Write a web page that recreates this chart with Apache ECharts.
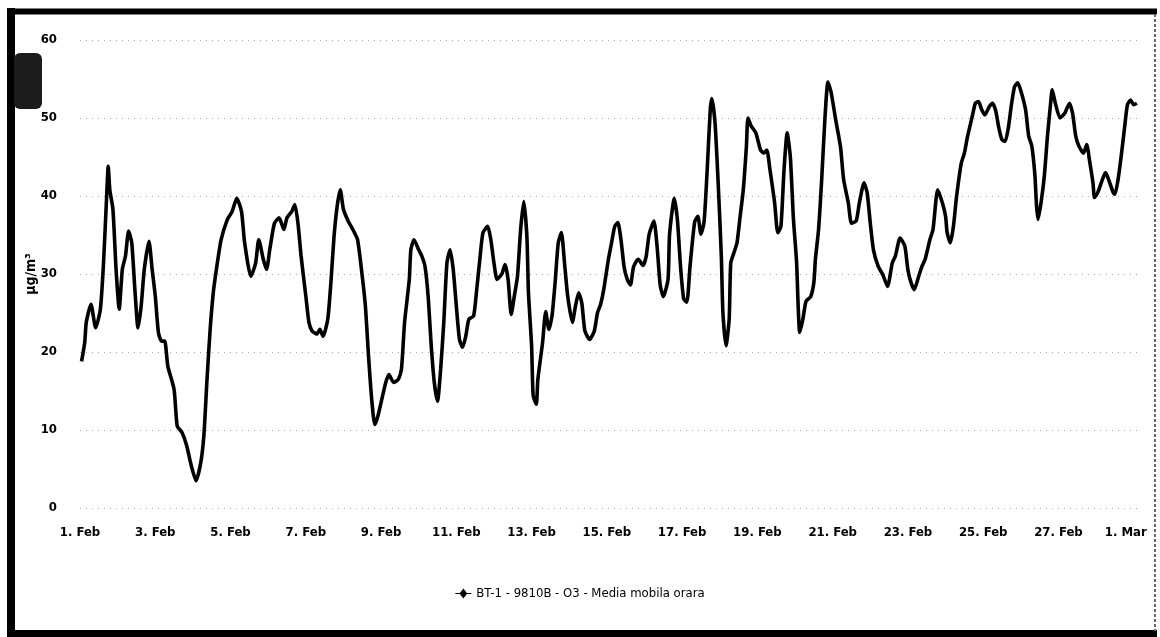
<!DOCTYPE html>
<html><head><meta charset="utf-8">
<script src="https://cdn.jsdelivr.net/npm/echarts@6/dist/echarts.min.js"></script>
<style>html,body{margin:0;padding:0;background:#fff;}#c{width:1160px;height:637px;}</style>
</head><body><div id="c"></div>
<script>
// ---- data (x = hours since 1 Feb 00:00, y = O3 µg/m³) ----
const seriesName = 'BT-1 - 9810B - O3 - Media mobila orara';
const yAxisTitle = 'µg/m³';
const monthLabels = ['Feb', 'Mar'];
const daysInFeb = 28;
const hoursPerTick = 48;

const week1 = [[1,18.8],[3,21.2],[4,23.8],[7,26.1],[10,23.1],[13,25.5],[15,31.4],[17,40],[18,43.8],[19,40.8],
  [21,38.3],[23,30.6],[25,25.5],[27,30.6],[29,32.3],[31,35.5],[33,34],[35,28],[37,23.1],[39,25.9],
  [41,30.6],[44,34.2],[46,30.6],[48,27.2],[50,22.5],[52,21.4],[54,21.4],[56,18.2],[60,15.2],[62,10.5],
  [65,9.7],[68,8],[71,5.4],[74,3.5],[77,5.8],[79,9.3],[81,16.5],[83,22.9],[85,27.6],[87,30.6],
  [90,34.4],[94,37],[97,38],[100,39.7],[103,38],[105,34],[109,29.7],[112,31.4],[114,34.4],[117,31.8],
  [119,30.6],[121,33.1],[124,36.5],[127,37.2],[130,35.7],[132,37.2],[135,38],[137,38.9],[139,36.5],[141,32.3],
  [144,27.2],[146,23.8],[148,22.7],[151,22.3],[153,22.9],[155,22],[158,24.2],[160,28.9],[162,34.8],[164,38.7]];
const week2 = [[166,40.8],[168,38.3],[171,36.8],[174,35.7],[177,34.4],[180,29.7],[182,25.9],[184,19.5],[186,14],[188,10.7],
  [190,11.8],[193,14.4],[195,16.1],[197,17.1],[200,16.1],[203,16.5],[205,17.8],[207,23.8],[210,29.3],[211,33.1],
  [213,34.4],[216,33.1],[218,32.3],[220,31],[222,27.2],[224,20.8],[226,16],[228,13.7],[230,17.8],[232,23.8],
  [234,31.4],[236,33.1],[238,30.6],[240,25.9],[242,21.6],[244,20.6],[246,22],[248,24.2],[251,24.6],[253,28],
  [255,31.9],[257,35.3],[260,36.1],[262,34.4],[264,31.4],[266,29.3],[269,30],[271,31.2],[273,29.3],[275,24.8],
  [277,27.2],[279,29.7],[281,35.7],[283,39.3],[285,34.8],[286,27.6],[288,20.8],[289,14.4],[291,13.3],[292,16.5],
  [295,21.2],[297,25.2],[299,22.9],[301,24.6],[303,28.9],[305,34],[307,35.3],[309,31.4],[311,27.2],[314,23.8],
  [316,25.9],[318,27.6],[320,26.3],[322,22.7],[325,21.6],[328,22.7],[330,25],[332,26.1],[334,28],[337,31.9]];
const week3 = [[339,34],[341,36.1],[343,36.6],[345,34.4],[347,30.9],[349,29.3],[351,28.6],[353,30.9],[356,31.9],[359,31.1],
  [361,32.2],[363,35.1],[366,36.8],[368,33.6],[370,28.6],[372,27.1],[375,29.3],[376,35.1],[379,39.7],[381,36.9],
  [383,30.9],[385,26.8],[387,26.4],[389,30.9],[392,36.7],[394,37.4],[396,35.1],[398,36.7],[400,43.4],[402,51.3],
  [403,52.5],[405,49.3],[407,41.6],[409,32.3],[410,25.1],[412,20.8],[414,24.2],[415,31.4],[417,32.7],[419,34],
  [421,37.4],[423,40.8],[425,46.4],[426,50],[428,49],[431,48.1],[434,45.9],[436,45.5],[438,45.9],[440,43.4],
  [443,39.1],[445,35.3],[447,36.1],[449,43.4],[451,48.1],[453,45],[455,37],[457,31.5],[458,25.9],[459,22.5],
  [461,24.2],[463,26.5],[466,27.1],[468,28.9],[469,31.9],[471,35.7],[473,42.1],[475,49.7],[477,54.6],[479,53.3],
  [482,49.7],[485,46.3],[487,42.1],[490,39.1],[492,36.5],[495,36.8],[497,39.1],[500,41.7],[502,40.4],[504,36.5]];
const week4 = [[506,33.1],[509,31],[512,29.9],[515,28.4],[518,31.4],[520,32.3],[523,34.6],[526,33.6],[528,30.5],[530,28.9],
  [532,28],[535,29.8],[537,31],[539,31.9],[542,34.4],[544,35.7],[547,40.8],[550,39.1],[552,37.4],[553,35.3],
  [555,34],[557,36.1],[559,39.9],[562,44.2],[564,45.5],[566,47.6],[569,50.2],[571,51.9],[573,52.1],[575,51.1],
  [577,50.4],[580,51.5],[582,51.9],[584,50.9],[586,48.7],[588,47.2],[590,47],[592,48.7],[594,51.7],[596,54],
  [598,54.5],[600,53.5],[603,51.1],[605,47.7],[607,46.4],[609,42.6],[610,38.8],[611,37],[613,39.3],[615,42.6],
  [617,47.7],[619,51.9],[620,53.6],[622,51.9],[625,50],[628,50.6],[631,51.9],[633,50.6],[635,47.7],[637,46.4],
  [640,45.5],[642,46.6],[644,44.3],[646,41.7],[647,39.8],[649,40.4],[652,42.1],[654,43],[656,42.1],[659,40.4],
  [660,40.2],[662,42.1],[664,45.1],[666,48.5],[668,51.7],[670,52.3],[672,51.7],[674,51.9]];

// ---- chart ----
const font = "'DejaVu Sans Condensed', 'Liberation Sans Narrow', sans-serif";
const chart = echarts.init(document.getElementById('c'), null, {renderer: 'canvas'});
function dayLabel(h) {
  const d = Math.round(h / 24) + 1;
  if (d <= daysInFeb) return d + '. ' + monthLabels[0];
  return '{last|' + (d - daysInFeb) + '. ' + monthLabels[1] + '}';
}
const labelStyle = {fontFamily: font, fontSize: 13, fontWeight: 'bold', color: '#000'};
chart.setOption({
  animation: false,
  backgroundColor: '#fff',
  grid: {left: 80, right: 20, top: 40, bottom: 129},
  legend: {
    data: [seriesName], left: 'center', top: 582,
    icon: 'path://M0,4.4L4.5,4.4L8,0L11.5,4.4L16,4.4L16,5.6L11.5,5.6L8,10L4.5,5.6L0,5.6Z',
    itemWidth: 16, itemHeight: 13, itemGap: 6,
    textStyle: {fontFamily: font, fontSize: 13, color: '#000'}
  },
  xAxis: {
    type: 'value', min: 0, max: 676, interval: hoursPerTick,
    axisLine: {show: false}, axisTick: {show: false}, splitLine: {show: false},
    axisLabel: Object.assign({formatter: dayLabel, showMaxLabel: false, margin: 18,
      rich: {last: Object.assign({padding: [0, 16, 0, 0]}, labelStyle)}}, labelStyle)
  },
  yAxis: {
    type: 'value', min: 0, max: 60, interval: 10,
    name: yAxisTitle, nameLocation: 'middle', nameGap: 42, nameRotate: 90, nameMoveOverlap: false,
    nameTextStyle: {fontFamily: font, fontSize: 14, fontWeight: 'bold', color: '#000'},
    axisLine: {show: false}, axisTick: {show: false},
    splitLine: {lineStyle: {color: '#aaa', width: 1, type: [1, 5]}},
    axisLabel: Object.assign({margin: 23}, labelStyle)
  },
  series: [{
    name: seriesName, type: 'line', showSymbol: false, smooth: 0.2,
    data: week1.concat(week2, week3, week4),
    itemStyle: {color: '#000'},
    lineStyle: {color: '#000', width: 3.6}
  }],
  graphic: [
    {type: 'line', shape: {x1: 7, y1: 11.5, x2: 1157, y2: 11.5}, style: {stroke: '#000', lineWidth: 6}},
    {type: 'line', shape: {x1: 11, y1: 8, x2: 11, y2: 637}, style: {stroke: '#000', lineWidth: 8}},
    {type: 'line', shape: {x1: 7, y1: 633.5, x2: 1157, y2: 633.5}, style: {stroke: '#000', lineWidth: 7}},
    {type: 'line', shape: {x1: 1155, y1: 14, x2: 1155, y2: 631}, style: {stroke: '#666', lineWidth: 2, lineDash: [3, 2]}},
    {type: 'rect', shape: {x: 14, y: 53, width: 28, height: 56, r: 6}, style: {fill: '#1c1c1c'}}
  ]
});
</script></body></html>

══════════

## Required task
Write out each line of the listing above, exactly, from its first line to the line holding "const hoursPerTick = 48;", inclusive. Skip the pictures.

## Result for this exercise
Write a web page that recreates this chart with Apache ECharts.
<!DOCTYPE html>
<html><head><meta charset="utf-8">
<script src="https://cdn.jsdelivr.net/npm/echarts@6/dist/echarts.min.js"></script>
<style>html,body{margin:0;padding:0;background:#fff;}#c{width:1160px;height:637px;}</style>
</head><body><div id="c"></div>
<script>
// ---- data (x = hours since 1 Feb 00:00, y = O3 µg/m³) ----
const seriesName = 'BT-1 - 9810B - O3 - Media mobila orara';
const yAxisTitle = 'µg/m³';
const monthLabels = ['Feb', 'Mar'];
const daysInFeb = 28;
const hoursPerTick = 48;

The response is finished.